The UAE (and even Qatar) has seen significant investments in higher-education. Many western universities (INSEAD, NYU, Sorbonne, Strathclyde, HEC, etc) have set up centers across subjects in Dubai, Abu Dhabi or Doha. They often import faculty from the parent to ensure quality of education. These locations may work better from the cultural standpoint, especially for those from South Asian nations. While these cities are expensive, they are still a better deal than the West. The airfares are also lower. While the GCC is seeing its own economic headwinds, it still holds good job-prospects. Their governments are also keen to deepen human capital, as they seek to diversify away from oil.

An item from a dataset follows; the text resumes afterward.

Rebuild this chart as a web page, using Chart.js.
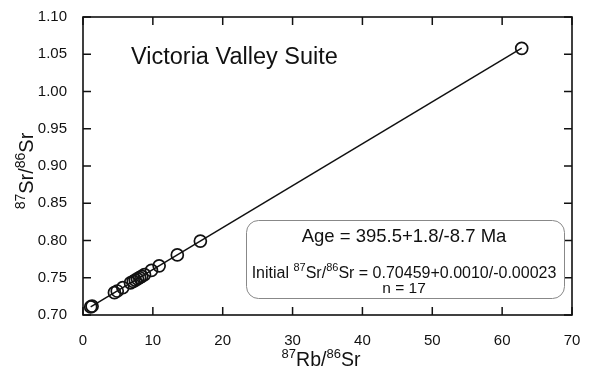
<!DOCTYPE html>
<html>
<head>
<meta charset="utf-8">
<script src="https://cdn.jsdelivr.net/npm/chart.js@4.4.1/dist/chart.umd.min.js"></script>
<style>
  body { margin: 0; background: #fff; }
  #wrap { width: 591px; height: 370px; }
</style>
</head>
<body>
<div id="wrap"><canvas id="isochron" width="591" height="370"></canvas></div>
<script>
// whole-rock samples, Victoria Valley Suite
const rbSr = [1.1, 1.3, 4.5, 4.9, 5.7, 6.8, 7.2, 7.5, 7.8, 8.1, 8.4, 8.8, 9.8, 10.9, 13.5, 16.8, 62.8];
const srSr = [0.7108, 0.7118, 0.7300, 0.7322, 0.7368, 0.7430, 0.7452, 0.7468, 0.7486, 0.7502, 0.7519, 0.7543, 0.7598, 0.7660, 0.7806, 0.7992, 1.0580];

const xTicks = [0, 10, 20, 30, 40, 50, 60, 70];
const yTicks = [0.70, 0.75, 0.80, 0.85, 0.90, 0.95, 1.00, 1.05, 1.10];

// isochron result
const ageMa = 395.5;
const initialRatio = 0.70459;
const lambdaRb = 1.42e-11;
const slope = Math.expm1(lambdaRb * ageMa * 1e6);
const lineX = [rbSr[0], rbSr[rbSr.length - 1]];

const FONT = "'Liberation Sans', Arial, Helvetica, sans-serif";

// draws text with superscript pieces, parts = [[text, isSup], ...]
function drawRich(ctx, parts, x, y, size, align) {
  const supSize = Math.round(size * 0.68);
  let total = 0;
  parts.forEach(p => {
    ctx.font = (p[1] ? supSize : size) + "px " + FONT;
    total += ctx.measureText(p[0]).width;
  });
  let cx = align === "center" ? x - total / 2 : x;
  ctx.textAlign = "left";
  ctx.textBaseline = "alphabetic";
  parts.forEach(p => {
    ctx.font = (p[1] ? supSize : size) + "px " + FONT;
    ctx.fillText(p[0], cx, p[1] ? y - size * 0.42 : y);
    cx += ctx.measureText(p[0]).width;
  });
}

function roundRect(ctx, x, y, w, h, r) {
  ctx.beginPath();
  ctx.moveTo(x + r, y);
  ctx.lineTo(x + w - r, y);
  ctx.arcTo(x + w, y, x + w, y + r, r);
  ctx.lineTo(x + w, y + h - r);
  ctx.arcTo(x + w, y + h, x + w - r, y + h, r);
  ctx.lineTo(x + r, y + h);
  ctx.arcTo(x, y + h, x, y + h - r, r);
  ctx.lineTo(x, y + r);
  ctx.arcTo(x, y, x + r, y, r);
  ctx.closePath();
}

const framePlugin = {
  id: "frame",
  afterDraw(chart) {
    const ctx = chart.ctx;
    const a = chart.chartArea;
    const xs = chart.scales.x, ys = chart.scales.y;
    ctx.save();
    ctx.strokeStyle = "#111";
    ctx.lineWidth = 1.6;
    ctx.strokeRect(a.left, a.top, a.right - a.left, a.bottom - a.top);

    // inward ticks on all four sides
    const tl = 8;
    ctx.lineWidth = 1.5;
    ctx.beginPath();
    xTicks.forEach(v => {
      const px = xs.getPixelForValue(v);
      ctx.moveTo(px, a.bottom);
      ctx.lineTo(px, a.bottom - tl);
      ctx.moveTo(px, a.top);
      ctx.lineTo(px, a.top + tl);
    });
    yTicks.forEach(v => {
      const py = ys.getPixelForValue(v);
      ctx.moveTo(a.left, py);
      ctx.lineTo(a.left + tl, py);
      ctx.moveTo(a.right, py);
      ctx.lineTo(a.right - tl, py);
    });
    ctx.stroke();

    ctx.fillStyle = "#111";
    // axis titles
    drawRich(ctx, [["87", true], ["Rb/", false], ["86", true], ["Sr", false]], 321, 366, 19.5, "center");
    ctx.save();
    ctx.translate(33, 171);
    ctx.rotate(-Math.PI / 2);
    drawRich(ctx, [["87", true], ["Sr/", false], ["86", true], ["Sr", false]], 0, 0, 20, "center");
    ctx.restore();

    // suite name
    ctx.font = "23.5px " + FONT;
    ctx.textAlign = "left";
    ctx.fillText("Victoria Valley Suite", 131, 64);

    // result box
    ctx.strokeStyle = "#888";
    ctx.lineWidth = 1;
    roundRect(ctx, 246.5, 220.5, 318, 78, 12);
    ctx.stroke();
    ctx.fillStyle = "#111";
    const bx = 404;
    drawRich(ctx, [["Age = 395.5+1.8/-8.7 Ma", false]], bx, 242, 18.5, "center");
    drawRich(ctx, [["Initial ", false], ["87", true], ["Sr/", false], ["86", true],
      ["Sr = 0.70459+0.0010/-0.00023", false]], bx, 277.5, 16, "center");
    drawRich(ctx, [["n = 17", false]], bx, 292.5, 15.5, "center");
    ctx.restore();
  }
};

new Chart(document.getElementById("isochron"), {
  type: "scatter",
  data: {
    datasets: [
      {
        label: "isochron",
        type: "line",
        data: lineX.map(x => ({ x: x, y: initialRatio + slope * x })),
        borderColor: "#111",
        borderWidth: 1.5,
        pointRadius: 0,
        fill: false,
        order: 2
      },
      {
        label: "samples",
        data: rbSr.map((x, i) => ({ x: x, y: srSr[i] })),
        pointStyle: "circle",
        pointRadius: 6,
        pointBorderWidth: 1.7,
        pointBorderColor: "#111",
        pointBackgroundColor: "rgba(0,0,0,0)",
        order: 1
      }
    ]
  },
  options: {
    responsive: false,
    animation: false,
    layout: { padding: { top: 15, right: 19, left: 0, bottom: 0 } },
    plugins: { legend: { display: false }, tooltip: { enabled: false } },
    scales: {
      x: {
        type: "linear",
        min: 0, max: 70,
        afterBuildTicks: s => { s.ticks = xTicks.map(v => ({ value: v })); },
        afterFit: s => { s.height = 55; },
        grid: { display: false },
        border: { display: false },
        ticks: { color: "#111", padding: 9, font: { family: FONT, size: 15 } }
      },
      y: {
        type: "linear",
        min: 0.70, max: 1.10,
        afterBuildTicks: s => { s.ticks = yTicks.map(v => ({ value: v })); },
        afterFit: s => { s.width = 83; },
        grid: { display: false },
        border: { display: false },
        ticks: {
          color: "#111", padding: 8, font: { family: FONT, size: 15 },
          callback: v => v.toFixed(2)
        }
      }
    }
  },
  plugins: [framePlugin]
});
</script>
</body>
</html>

Outside Asia, the Rhine-land refers to Germany and Netherlands. They are relevant on two counts. They are research bastions in technology, mechanics and robotics – all relevant to build innovations of tomorrow. Their programmes are subsidized, making it a better deal than the UK, USA or Australia. Humboldt and Amsterdam rank high globally in Social Sciences, while Erasmus and Mannheim score high in Business. KIT Karlsruhe, Stuttgart, TU Berlin and Eindhoven rank high in Engineering, while RWTH Aachen, TU Munich and Delft score high in Mechanics and Manufacturing. They have world-class research facilities, and work with industries on next-generation innovation. EU-funded projects between companies and universities highlight the thrust towards innovation. Moreover, Germans and Dutch are the better English-speakers in Europe outside the UK.
A Brazilian degree can be relevant, given the number of offices set up across Latin America catering to USA/Canada due to location and time-zone advantages – near-shoring in outsourcing parlance. Many Asian IT, ITeS and KPO firms have invested in Latin American centers. Brazil hosts some quality universities. While Fundacao FGV is globally known for Business, Sao Paulo and Campinas rank high in South America in Social Sciences and Engineering. Its public universities are relatively cheaper for foreigners. It has good linkages with US universities for internships and exchanges, helping gain valuable US exposure. Moreover, Brazil is trying to internationalize itself, and the Brazilian Exchange Bureau is trying to attract quality students and faculty to enhance its academic standing.
In a world where change is the new normal, education is also changing. BRUCS showcases five increasingly relevant markets for higher-education for students, and it may be an acronym just worth exploring!